As someone who has his career plan down to a T since before high school, it was a moment of serendipity to not return to school. I realized after four years, two degrees, two senior seminar research papers, and being a part of numerous clubs and organizations, I burned myself out.
I graduated college, in the words of writer Courtney Martin, “high on my own potential” and “ready to take on the world.”But once I came back down to earth, after the graduation celebrations, cards, and moving out of my dorm and back into my room at home, I died, metaphorically. As I entered the real world to look for jobs and begin “adulating,” my undergraduate persona began to wither away. I didn’t know who I was going to be without school. But I soon was going to learn.
The first four months post-graduation is a roller-coaster ride of epic highs and rock-bottom lows. I’ve traveled the world, reunited with old friends, and accomplished a major life goal but I have also been received no job offers, had to endure never-ending adult responsibilities such as paying bills and saving money, and dealing with the most daunting task of all- graduate school.

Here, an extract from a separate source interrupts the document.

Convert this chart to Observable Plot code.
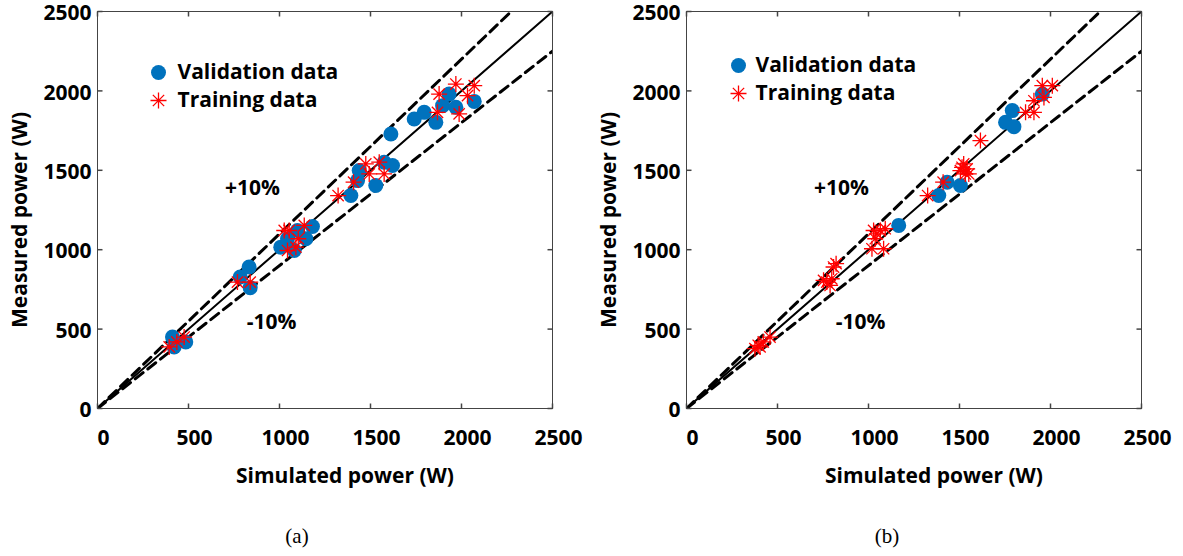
<!DOCTYPE html>
<html>
<head>
<meta charset="utf-8">
<script src="https://cdn.jsdelivr.net/npm/d3@7"></script>
<script src="https://cdn.jsdelivr.net/npm/@observablehq/plot@0.6"></script>
<style>
  body { margin: 0; background: #fff; width: 1183px; height: 556px; overflow: hidden; position: relative; }
  #panels { position: absolute; left: 0; top: 0; display: flex; }
  .cap { position: absolute; top: 524px; font-family: "Liberation Serif", "Times New Roman", serif; font-size: 21px; color: #000; transform: translateX(-50%); }
</style>
</head>
<body>
<div id="panels"></div>
<div class="cap" style="left:297px">(a)</div>
<div class="cap" style="left:887px">(b)</div>
<script>
// ---- data ----
const tickValues = [0, 500, 1000, 1500, 2000, 2500];
const refRatios = [1.1, 1.0, 0.9];   // +10%, 1:1, -10%
const refStyles = ["dash", "solid", "dash"];

const valA_x = [412, 421, 485, 784, 833, 839, 1007, 1044, 1081, 1099, 1145, 1181, 1392, 1429, 1438, 1529, 1575, 1621, 1612, 1740, 1795, 1859, 1896, 1932, 1969, 2070];
const valA_y = [450, 388, 419, 828, 891, 761, 1016, 1069, 995, 1121, 1069, 1146, 1341, 1435, 1498, 1404, 1551, 1530, 1729, 1823, 1865, 1802, 1907, 1980, 1897, 1934];
const trainA_x = [394, 436, 476, 769, 839, 1026, 1053, 1044, 1090, 1103, 1136, 1322, 1407, 1474, 1493, 1548, 1575, 1868, 1877, 1969, 2033, 2070, 1987];
const trainA_y = [388, 419, 450, 796, 796, 1121, 1121, 995, 1016, 1069, 1153, 1341, 1425, 1540, 1477, 1551, 1477, 1865, 1980, 2043, 1970, 2033, 1855];

const valB_x = [1166, 1386, 1432, 1505, 1790, 1753, 1799, 1955];
const valB_y = [1153, 1341, 1425, 1404, 1876, 1802, 1775, 1980];
const trainB_x = [376, 394, 422, 459, 404, 771, 789, 798, 808, 822, 753, 1019, 1083, 1028, 1065, 1046, 1037, 1092, 1325, 1410, 1523, 1514, 1551, 1532, 1505, 1542, 1615, 1863, 1909, 1909, 1964, 1955, 2010];
const trainB_y = [377, 398, 419, 450, 388, 796, 775, 817, 891, 912, 807, 1006, 1006, 1121, 1121, 1100, 1069, 1132, 1341, 1425, 1540, 1519, 1477, 1477, 1498, 1509, 1687, 1865, 1865, 1938, 1959, 2033, 2033];

const legendLabels = ["Validation data", "Training data"];
const bandLabels = ["+10%", "-10%"];
const xTitle = "Simulated power (W)";
const yTitle = "Measured power (W)";

// ---- symbols ----
const asterisk = {
  draw(ctx, size) {
    const r = Math.sqrt(size / Math.PI);
    for (let k = 0; k < 4; k++) {
      const a = k * Math.PI / 4;
      const c = Math.cos(a) * r, s = Math.sin(a) * r;
      ctx.moveTo(-c, -s); ctx.lineTo(c, s);
    }
  }
};
const TL = 5;
const tickUp = {draw(ctx) { ctx.moveTo(0, 0); ctx.lineTo(0, -TL); }};
const tickDown = {draw(ctx) { ctx.moveTo(0, 0); ctx.lineTo(0, TL); }};
const tickRight = {draw(ctx) { ctx.moveTo(0, 0); ctx.lineTo(TL, 0); }};
const tickLeft = {draw(ctx) { ctx.moveTo(0, 0); ctx.lineTo(-TL, 0); }};

const FONT = "'Open Sans', Lato, sans-serif";
const BLUE = "#0072BD";
const RED = "#FF0000";
const FS = 21;

function panel(vx, vy, tx, ty, leg) {
  const val = vx.map((x, i) => ({x, y: vy[i]}));
  const train = tx.map((x, i) => ({x, y: ty[i]}));
  const maxV = tickValues[tickValues.length - 1];
  const refs = refRatios.map((k, i) => ({k, style: refStyles[i]}));
  const refPts = refs.flatMap(r => [{k: r.k, style: r.style, x: 0, y: 0}, {k: r.k, style: r.style, x: maxV, y: maxV * r.k}]);
  const one = [0];
  const T = {fontWeight: 700, fill: "#000", lineAnchor: "middle", fontSize: FS};
  return Plot.plot({
    width: 589, height: 500,
    marginLeft: 97, marginRight: 37, marginTop: 11, marginBottom: 92,
    x: {domain: [0, maxV], axis: null},
    y: {domain: [0, maxV], axis: null},
    style: {fontFamily: FONT, background: "transparent", overflow: "visible"},
    marks: [
      Plot.line(refPts.filter(d => d.style === "solid"), {x: "x", y: "y", z: "k", stroke: "#000", strokeWidth: 2, clip: true}),
      Plot.line(refPts.filter(d => d.style === "dash"), {x: "x", y: "y", z: "k", stroke: "#000", strokeWidth: 3, strokeDasharray: "10,6", clip: true}),
      Plot.dot(val, {x: "x", y: "y", r: 7.5, fill: BLUE, stroke: "none"}),
      Plot.dot(train, {x: "x", y: "y", r: 8, symbol: asterisk, stroke: RED, strokeWidth: 1.3, fill: "none"}),
      Plot.frame({stroke: "#444", strokeWidth: 1}),
      Plot.dot(tickValues, {x: d => d, y: 0, symbol: tickUp, stroke: "#444", fill: "none"}),
      Plot.dot(tickValues, {x: d => d, y: maxV, symbol: tickDown, stroke: "#444", fill: "none"}),
      Plot.dot(tickValues, {x: 0, y: d => d, symbol: tickRight, stroke: "#444", fill: "none"}),
      Plot.dot(tickValues, {x: maxV, y: d => d, symbol: tickLeft, stroke: "#444", fill: "none"}),
      Plot.text(tickValues, {...T, x: d => d, y: 0, text: d => String(d), dy: 30, dx: 6}),
      Plot.text(tickValues, {...T, x: 0, y: d => d, text: d => String(d), dx: -6, dy: 2, textAnchor: "end"}),
      Plot.text(one, {...T, frameAnchor: "bottom", textAnchor: "middle", text: () => xTitle, dy: 68, dx: 20}),
      Plot.text(one, {...T, frameAnchor: "left", textAnchor: "middle", text: () => yTitle, rotate: -90, dx: -77, dy: 10}),
      // legend
      Plot.dot(one, {frameAnchor: "top-left", dx: leg.dx, dy: leg.dy, r: 7.5, fill: BLUE}),
      Plot.dot(one, {frameAnchor: "top-left", dx: leg.dx, dy: leg.dy + 28, r: 8, symbol: asterisk, stroke: RED, strokeWidth: 1.3, fill: "none"}),
      Plot.text(one, {...T, frameAnchor: "top-left", dx: leg.tx, dy: leg.dy, text: () => legendLabels[0], textAnchor: "start"}),
      Plot.text(one, {...T, frameAnchor: "top-left", dx: leg.tx, dy: leg.dy + 28, text: () => legendLabels[1], textAnchor: "start"}),
      // band labels
      Plot.text(one, {...T, frameAnchor: "top-left", textAnchor: "middle", dx: 155, dy: 177, text: () => bandLabels[0]}),
      Plot.text(one, {...T, frameAnchor: "top-left", textAnchor: "middle", dx: 174, dy: 311, text: () => bandLabels[1]})
    ]
  });
}

const host = document.getElementById("panels");
host.appendChild(panel(valA_x, valA_y, trainA_x, trainA_y, {dx: 61, dy: 61, tx: 80}));
host.appendChild(panel(valB_x, valB_y, trainB_x, trainB_y, {dx: 52, dy: 54, tx: 69}));
</script>
</body>
</html>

What seemed like the next step now appears to be a tall order in need of undivided attention. Graduate school means for the first time in my life I would find myself on my own. So this year of death, as I call it, will be a year of limbo. I still keep in touch with my former classmates and cheer them on as they continue their education; I am in the process of applying to my list of schools and anticipate the wait of acceptance/rejection, and for the first time I will begin to live.